--- start ---

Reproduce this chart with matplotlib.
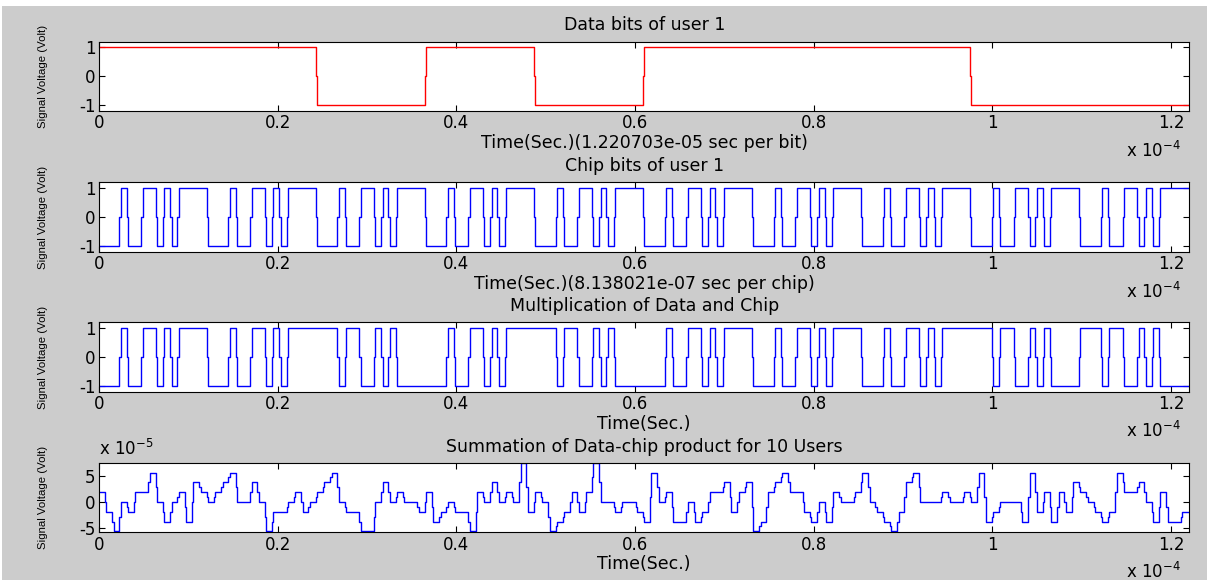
import numpy as np
import matplotlib.pyplot as plt
from matplotlib.patches import Rectangle
from matplotlib.ticker import FuncFormatter

plt.rcParams['font.family'] = ['DejaVu Sans']
plt.rcParams['mathtext.fontset'] = 'dejavusans'
plt.rcParams['axes.unicode_minus'] = False

# signal parameters
bit_time = 1.220703e-05
chip_time = 8.138021e-07
n_users = 10

data_bits = [1, 1, -1, 1, -1, 1, 1, 1, -1, -1]
pn_code = [-1, -1, -1, 1, -1, -1, 1, 1, -1, 1, -1, 1, 1, 1, 1]

# summed signal of all users, read per chip (units of sum_step)
sum_levels = [1, -1, -3, 0, -1, 1, 1, 3, 0, -2, 0, 1, -2, 2, 1, 0, 1, 2, 3, 0, 0, 2, 0, -3, -1,
              -1, 0, 1, -1, 0, 1, 2, 3, 0, -1, -1, -3, -3, 0, 2, 0, 1, 0, 0, -1, 1, -2, -1, 0, -1,
              -1, -3, 1, 0, 2, 0, 1, 0, 4, -1, 1, 0, -3, -2, -1, 1, -1, 1, 4, 0, 0, -1, 0, 0, -1,
              -2, 3, 0, 1, -2, -2, 0, -2, -1, 1, 1, 2, -1, 1, 2, -3, -2, 1, 2, 3, 1, 1, -1, -2, 0,
              -2, 1, 0, 0, 1, 3, 0, -1, -2, -3, -1, 2, 3, 0, 0, 0, 1, 0, 0, 1, 0, 3, -2, -1, 0,
              0, 0, -2, 3, -1, 1, -2, 1, -1, 2, 1, 0, -1, -2, -1, 3, 1, 1, 2, 0, -2, 1, -2, -2, -1]
sum_step = 1.9e-5

chips_per_bit = len(pn_code)
chips = np.tile(pn_code, len(data_bits))
product = chips * np.repeat(data_bits, chips_per_bit)
summation = np.array(sum_levels) * sum_step
t_end = len(data_bits) * bit_time


def stair(values, dt, jog=0.2 * chip_time):
    # step trace with a short mid-level sample at every change (as in the original plot)
    t, y = [0.0], [values[0]]
    for i in range(1, len(values)):
        tb = i * dt
        if values[i] != values[i - 1]:
            t.append(tb - jog)
            y.append((values[i] + values[i - 1]) / 2)
        t.append(tb)
        y.append(values[i])
    t.append(len(values) * dt)
    y.append(values[-1])
    return t, y


fig = plt.figure(figsize=(12.13, 5.83), dpi=100)
fig.patch.set_facecolor('white')
# grey window area of the screenshot
fig.patches.append(Rectangle((2 / 1213, 3 / 583), 1205 / 1213, 574 / 583,
                             transform=fig.transFigure, facecolor='#cccccc',
                             edgecolor='none', zorder=-10))

left, width, height = 0.0816, 0.899, 0.1192
bottoms = [0.8096, 0.568, 0.328, 0.0871]
axes = [fig.add_axes([left, b, width, height]) for b in bottoms]

rows = [
    (data_bits, bit_time, 'r', 'Data bits of user 1', 'Time(Sec.)(1.220703e-05 sec per bit)'),
    (chips, chip_time, 'b', 'Chip bits of user 1', 'Time(Sec.)(8.138021e-07 sec per chip)'),
    (product, chip_time, 'b', 'Multiplication of Data and Chip', 'Time(Sec.)'),
    (summation, chip_time, 'b', 'Summation of Data-chip product for %d Users' % n_users, 'Time(Sec.)'),
]

fs = 12.5
for i, (ax, (vals, dt, col, title, xlab)) in enumerate(zip(axes, rows)):
    t, y = stair(list(vals), dt)
    ax.step(t, y, where='post', color=col, linewidth=1.0)
    ax.set_xlim(0, t_end)
    ax.set_xticks(np.arange(0, 1.3e-4, 0.2e-4))
    ax.xaxis.set_major_formatter(FuncFormatter(lambda v, p: '%g' % round(v / 1e-4, 6)))
    if i < 3:
        ax.set_ylim(-1.2, 1.2)
        ax.set_yticks([-1, 0, 1])
    else:
        ax.set_ylim(summation.min() * 1.03, summation.max())
        ax.set_yticks([-5e-5, 0, 5e-5])
        ax.yaxis.set_major_formatter(FuncFormatter(lambda v, p: '%g' % round(v / 1e-5, 6)))
        ax.text(0.0, 1.2, r'x 10$^{-5}$', transform=ax.transAxes, ha='left', va='center', fontsize=12)
    ax.tick_params(direction='in', top=True, right=True, length=4, width=0.8,
                   labelsize=12, pad=2.5)
    ax.set_title(title, fontsize=fs, pad=8)
    ax.set_xlabel(xlab, fontsize=fs)
    ax.xaxis.set_label_coords(0.5, -0.33)
    ax.set_ylabel('Signal Voltage (Volt)', fontsize=8.2, family='Liberation Sans')
    ax.yaxis.set_label_coords(-0.047, 0.5)
    ax.text(0.992, -0.57, r'x 10$^{-4}$', transform=ax.transAxes, ha='right', va='center', fontsize=12)
    for s in ax.spines.values():
        s.set_linewidth(0.8)

fig.savefig('out.png', dpi=100, facecolor=fig.get_facecolor())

--- end ---

Skip every picture and return the lines above from the top through the one that contains "axes = [fig.add_axes([left, b, width, height])".

Reproduce this chart with matplotlib.
import numpy as np
import matplotlib.pyplot as plt
from matplotlib.patches import Rectangle
from matplotlib.ticker import FuncFormatter

plt.rcParams['font.family'] = ['DejaVu Sans']
plt.rcParams['mathtext.fontset'] = 'dejavusans'
plt.rcParams['axes.unicode_minus'] = False

# signal parameters
bit_time = 1.220703e-05
chip_time = 8.138021e-07
n_users = 10

data_bits = [1, 1, -1, 1, -1, 1, 1, 1, -1, -1]
pn_code = [-1, -1, -1, 1, -1, -1, 1, 1, -1, 1, -1, 1, 1, 1, 1]

# summed signal of all users, read per chip (units of sum_step)
sum_levels = [1, -1, -3, 0, -1, 1, 1, 3, 0, -2, 0, 1, -2, 2, 1, 0, 1, 2, 3, 0, 0, 2, 0, -3, -1,
              -1, 0, 1, -1, 0, 1, 2, 3, 0, -1, -1, -3, -3, 0, 2, 0, 1, 0, 0, -1, 1, -2, -1, 0, -1,
              -1, -3, 1, 0, 2, 0, 1, 0, 4, -1, 1, 0, -3, -2, -1, 1, -1, 1, 4, 0, 0, -1, 0, 0, -1,
              -2, 3, 0, 1, -2, -2, 0, -2, -1, 1, 1, 2, -1, 1, 2, -3, -2, 1, 2, 3, 1, 1, -1, -2, 0,
              -2, 1, 0, 0, 1, 3, 0, -1, -2, -3, -1, 2, 3, 0, 0, 0, 1, 0, 0, 1, 0, 3, -2, -1, 0,
              0, 0, -2, 3, -1, 1, -2, 1, -1, 2, 1, 0, -1, -2, -1, 3, 1, 1, 2, 0, -2, 1, -2, -2, -1]
sum_step = 1.9e-5

chips_per_bit = len(pn_code)
chips = np.tile(pn_code, len(data_bits))
product = chips * np.repeat(data_bits, chips_per_bit)
summation = np.array(sum_levels) * sum_step
t_end = len(data_bits) * bit_time


def stair(values, dt, jog=0.2 * chip_time):
    # step trace with a short mid-level sample at every change (as in the original plot)
    t, y = [0.0], [values[0]]
    for i in range(1, len(values)):
        tb = i * dt
        if values[i] != values[i - 1]:
            t.append(tb - jog)
            y.append((values[i] + values[i - 1]) / 2)
        t.append(tb)
        y.append(values[i])
    t.append(len(values) * dt)
    y.append(values[-1])
    return t, y


fig = plt.figure(figsize=(12.13, 5.83), dpi=100)
fig.patch.set_facecolor('white')
# grey window area of the screenshot
fig.patches.append(Rectangle((2 / 1213, 3 / 583), 1205 / 1213, 574 / 583,
                             transform=fig.transFigure, facecolor='#cccccc',
                             edgecolor='none', zorder=-10))

left, width, height = 0.0816, 0.899, 0.1192
bottoms = [0.8096, 0.568, 0.328, 0.0871]
axes = [fig.add_axes([left, b, width, height]) for b in bottoms]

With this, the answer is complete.